Le 11 janvier 2017, Sandra Simard, 36 ans, fait un arrêt cardiaque lors d’une opération du dos. Le Dr Péchier vient aider ses collègues à la réanimer, et préconise de lui administrer du gluconate de calcium, une solution inhabituelle dans de telles circonstances. Ne comprenant pas pourquoi sa patiente, jeune et en bonne santé, a été victime d’un arrêt cardiaque, la médecin qui l’avait anesthésiée fait saisir, à des fins d’analyse, les poches de soluté utilisées lors de l’opération. Certaines sont même récupérées dans les poubelles.
Dans une poche de réhydratation est découverte une concentration de potassium 100 fois supérieure à celle attendue. La direction de la clinique Saint-Vincent alerte alors le parquet de Besançon.
Le 20 janvier, alors que des enquêteurs de la police judiciaire se trouvent dans l’établissement, Jean-Claude Gandon, 70 ans, fait à son tour un arrêt cardiaque au cours d’une opération dont l’anesthésie était cette fois confiée au Dr Péchier. Les investigations révèlent une intoxication à la mépivacaïne, un anesthésique local. C’est la première et seule fois qu’un patient du Dr Péchier est victime d’un arrêt cardiaque suspect. Il survivra.

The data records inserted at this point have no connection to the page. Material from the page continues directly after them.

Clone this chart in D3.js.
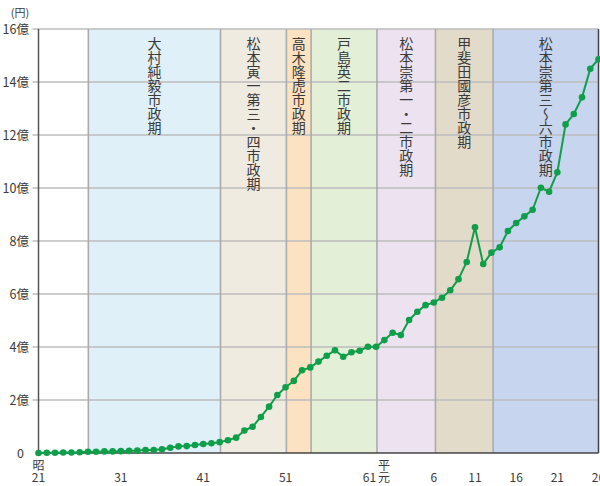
<!DOCTYPE html>
<html>
<head>
<meta charset="utf-8">
<script src="https://cdn.jsdelivr.net/npm/d3@7/dist/d3.min.js"></script>
<style>
  html, body { margin: 0; padding: 0; background: #fff; }
  svg { display: block; font-family: "Noto Sans CJK JP", "Noto Sans", sans-serif; }
</style>
</head>
<body>
<svg id="chart" width="600" height="486"></svg>
<script>
// Fiscal years (Showa 21 – Heisei 26)
const years = [
  1946, 1947, 1948, 1949, 1950, 1951, 1952, 1953, 1954, 1955,
  1956, 1957, 1958, 1959, 1960, 1961, 1962, 1963, 1964, 1965,
  1966, 1967, 1968, 1969, 1970, 1971, 1972, 1973, 1974, 1975,
  1976, 1977, 1978, 1979, 1980, 1981, 1982, 1983, 1984, 1985,
  1986, 1987, 1988, 1989, 1990, 1991, 1992, 1993, 1994, 1995,
  1996, 1997, 1998, 1999, 2000, 2001, 2002, 2003, 2004, 2005,
  2006, 2007, 2008, 2009, 2010, 2011, 2012, 2013, 2014
];

// Amount per year, in 億円
const amounts = [
  0.00, 0.01, 0.01, 0.02, 0.02, 0.03, 0.05, 0.05, 0.06, 0.06,
  0.07, 0.08, 0.09, 0.11, 0.11, 0.14, 0.20, 0.25, 0.26, 0.30,
  0.34, 0.37, 0.41, 0.48, 0.58, 0.85, 0.99, 1.36, 1.75, 2.19,
  2.48, 2.72, 3.12, 3.23, 3.45, 3.67, 3.88, 3.63, 3.80, 3.86,
  4.01, 4.01, 4.26, 4.54, 4.45, 5.02, 5.33, 5.58, 5.68, 5.86,
  6.14, 6.56, 7.21, 8.52, 7.13, 7.56, 7.76, 8.38, 8.68, 8.93,
  9.18, 10.01, 9.86, 10.59, 12.40, 12.79, 13.42, 14.50, 14.86
];

// Mayoral terms
const periodNames = [
  "大村純毅市政期",
  "松本寅一第三・四市政期",
  "高木隆虎市政期",
  "戸島英二市政期",
  "松本崇第一・二市政期",
  "甲斐田國彦市政期",
  "松本崇第三〜六市政期"
];
const periodStarts = [1952.05, 1968.1, 1976.1, 1979.1, 1987.1, 1994.2, 2001.2];
const periodEnds   = [1968.1, 1976.1, 1979.1, 1987.1, 1994.2, 2001.2, 2014];

// Axis ticks
const yTicks = [0, 2, 4, 6, 8, 10, 12, 14, 16];
const yTickLabels = ["0", "2億", "4億", "6億", "8億", "10億", "12億", "14億", "16億"];
const xTicks = [1946, 1956, 1966, 1976, 1986, 1989, 1994, 1999, 2004, 2009, 2014];
const xTickLabels = ["21", "31", "41", "51", "61", "平元", "6", "11", "16", "21", "26"];
const eraMarks = { 1946: "昭" };

const bandColors = ["#dff0f9", "#efebe1", "#fde2c1", "#e3efd6", "#ede3f0", "#e2dbc9", "#c7d5ee"];
const lineColor = "#0f9e4a";
const textColor = "#3a3a3a";

const svg = d3.select("#chart");
const plotLeft = 38.5, plotRight = 598.5, plotTop = 29, plotBottom = 453;

const x = d3.scaleLinear().domain([1946, 2014]).range([plotLeft, plotRight]);
const y = d3.scaleLinear().domain([0, 16]).range([plotBottom, plotTop]);

// Term bands
const periods = periodNames.map((name, i) => ({ name, start: periodStarts[i], end: periodEnds[i], color: bandColors[i] }));

svg.append("g").selectAll("rect")
  .data(periods)
  .join("rect")
  .attr("x", d => x(d.start))
  .attr("y", plotTop)
  .attr("width", d => x(d.end) - x(d.start))
  .attr("height", plotBottom - plotTop)
  .attr("fill", d => d.color);

// Horizontal grid lines (with short outer ticks)
svg.append("g").selectAll("line")
  .data(yTicks.filter(v => v > 0))
  .join("line")
  .attr("x1", plotLeft - 6).attr("x2", plotRight)
  .attr("y1", d => y(d)).attr("y2", d => y(d))
  .attr("stroke", "#bcbcbc").attr("stroke-width", 1.4);

// Term boundaries
svg.append("g").selectAll("line")
  .data(periodStarts)
  .join("line")
  .attr("x1", d => x(d)).attr("x2", d => x(d))
  .attr("y1", plotTop).attr("y2", plotBottom)
  .attr("stroke", "#ababab").attr("stroke-width", 1.6);

// Term labels, written vertically
svg.append("g").selectAll("text")
  .data(periods)
  .join("text")
  .attr("x", d => (x(d.start) + x(d.end)) / 2)
  .attr("y", 37)
  .style("writing-mode", "vertical-rl")
  .attr("font-size", 14)
  .attr("fill", textColor)
  .text(d => d.name);

// Axes frame
svg.append("line").attr("x1", plotLeft).attr("x2", plotLeft).attr("y1", plotTop).attr("y2", plotBottom)
  .attr("stroke", "#555").attr("stroke-width", 1.5);
svg.append("line").attr("x1", plotRight).attr("x2", plotRight).attr("y1", plotTop).attr("y2", plotBottom)
  .attr("stroke", "#444").attr("stroke-width", 1.5);
svg.append("line").attr("x1", plotLeft).attr("x2", plotRight).attr("y1", plotBottom).attr("y2", plotBottom)
  .attr("stroke", "#444").attr("stroke-width", 1.5);

// Y tick labels
svg.append("g").selectAll("text")
  .data(yTicks)
  .join("text")
  .attr("x", d => d === 0 ? 24 : 29)
  .attr("y", d => y(d))
  .attr("dy", "0.36em")
  .attr("text-anchor", "end")
  .attr("font-size", 12.5)
  .attr("fill", textColor)
  .text((d, i) => yTickLabels[i]);

svg.append("text")
  .attr("x", 20).attr("y", 13).attr("dy", "0.36em")
  .attr("text-anchor", "middle")
  .attr("font-size", 11)
  .attr("fill", textColor)
  .text("(円)");

// X tick labels
const xg = svg.append("g").attr("font-size", 12).attr("fill", textColor).attr("text-anchor", "middle");
const rowTop = 466, rowBottom = 478;
xTicks.forEach((yr, i) => {
  const lbl = xTickLabels[i];
  if (lbl.length === 2 && isNaN(+lbl)) {
    // era start: two characters stacked
    const cx = x(yr) - 8.5;
    xg.append("text").attr("x", cx).attr("y", rowTop).attr("dy", "0.36em").text(lbl[0]);
    xg.append("text").attr("x", cx).attr("y", rowBottom).attr("dy", "0.36em").text(lbl[1]);
  } else {
    xg.append("text").attr("x", x(yr) + (yr === 1986 ? 1.5 : 0)).attr("y", rowBottom).attr("dy", "0.36em").text(lbl);
    if (eraMarks[yr]) {
      xg.append("text").attr("x", x(yr)).attr("y", rowTop).attr("dy", "0.36em").text(eraMarks[yr]);
    }
  }
});

// Series line and markers
const series = years.map((yr, i) => ({ yr, v: amounts[i] }));

svg.append("path")
  .datum(series)
  .attr("fill", "none")
  .attr("stroke", lineColor)
  .attr("stroke-width", 2)
  .attr("stroke-linejoin", "round")
  .attr("d", d3.line().x(d => x(d.yr)).y(d => y(d.v)));

svg.append("g").selectAll("circle")
  .data(series)
  .join("circle")
  .attr("cx", d => x(d.yr))
  .attr("cy", d => y(d.v))
  .attr("r", 3.3)
  .attr("fill", lineColor);
</script>
</body>
</html>
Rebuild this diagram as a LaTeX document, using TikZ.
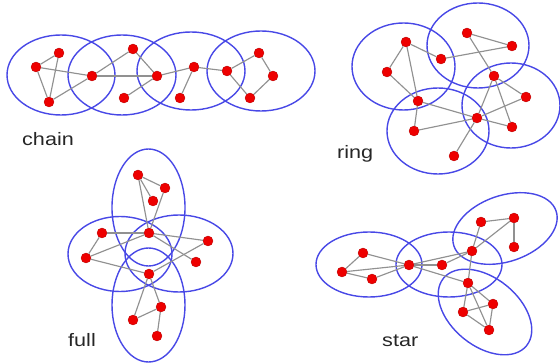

L’anesthésiste, qui avait signalé la présence de poches de paracétamol étrangement percées dans la salle d’opération, s’estime victime d’un acte malveillant. "Ca y est, je m’en suis pris un !" dit-il à un collègue.
Malveillance ou alibi ?
Mais les enquêteurs le soupçonnent au contraire d’avoir sciemment empoisonné son propre patient afin de se forger un alibi. Ces deux "événements indésirables graves" (EIG) seront les premiers évoqués lors du procès de Frédéric Péchier qui s’est ouvert lundi à Besançon et doit s’achever le 19 décembre.
"On attend ses arguments avant tout", a déclaré lundi à la presse Sandra Simard, qui a survécu à l’opération et est aujourd’hui coprésidente de l’association des victimes. Elle se félicite "que la justice ait mis les moyens pour ce procès"" hors-normes, qui doit durer jusqu’au 19 décembre et où Frédéric Péchier fait face à plus de 150 parties civiles.
Au total, l’ex-anesthésiste est accusé d’avoir provoqué un arrêt cardiaque chez 30 patients, âgés de quatre à 89 ans (dont 12 sont morts), en polluant volontairement des poches de solutés ou de paracétamol.
Dans cette affaire "sans équivalent dans les annales judiciaires françaises", il s’en serait pris à "des patients en bonne santé, pour nuire à des collègues avec lesquels il était en conflit" et démontrer ensuite ses qualités de réanimateur, avait soutenu l’ancien procureur de la République de Besançon Etienne Manteaux.
"Jamais empoisonné" personne
Devant la cour, Frédéric Péchier a réaffirmé lundi ce qu’il dit depuis le début, qu’il n’a "jamais empoisonné" personne. Après huit ans d’enquête, il comparaît libre mais risque gros : la réclusion criminelle à perpétuité.
Jadis décrit comme star des anesthésistes de Besançon, ce père de trois enfants a tout perdu : il a divorcé, ne travaille plus et vit désormais du RSA. "C’est quelqu’un qui est acculé depuis huit ans sans que réellement il lui ait été donné la parole pour s’exprimer", a déploré devant les journalistes Me Lee Takhedmit, un de ses avocats.
"Ce n’est pas à Frédéric Péchier de prouver son innocence, c’est au ministère public, à l’accusation, de prouver sa culpabilité", a insisté Me Randall Schwerdorffer, son autre défenseur.
Le procès doit durer jusqu’au 19 décembre. "Si dans trois mois et demi, il m’a convaincu, je serai le premier à demander son acquittement", confie Me Frédéric Berna, qui défend plusieurs parties civiles. "Mais pour l’instant, pour moi, sa culpabilité ne fait aucun doute."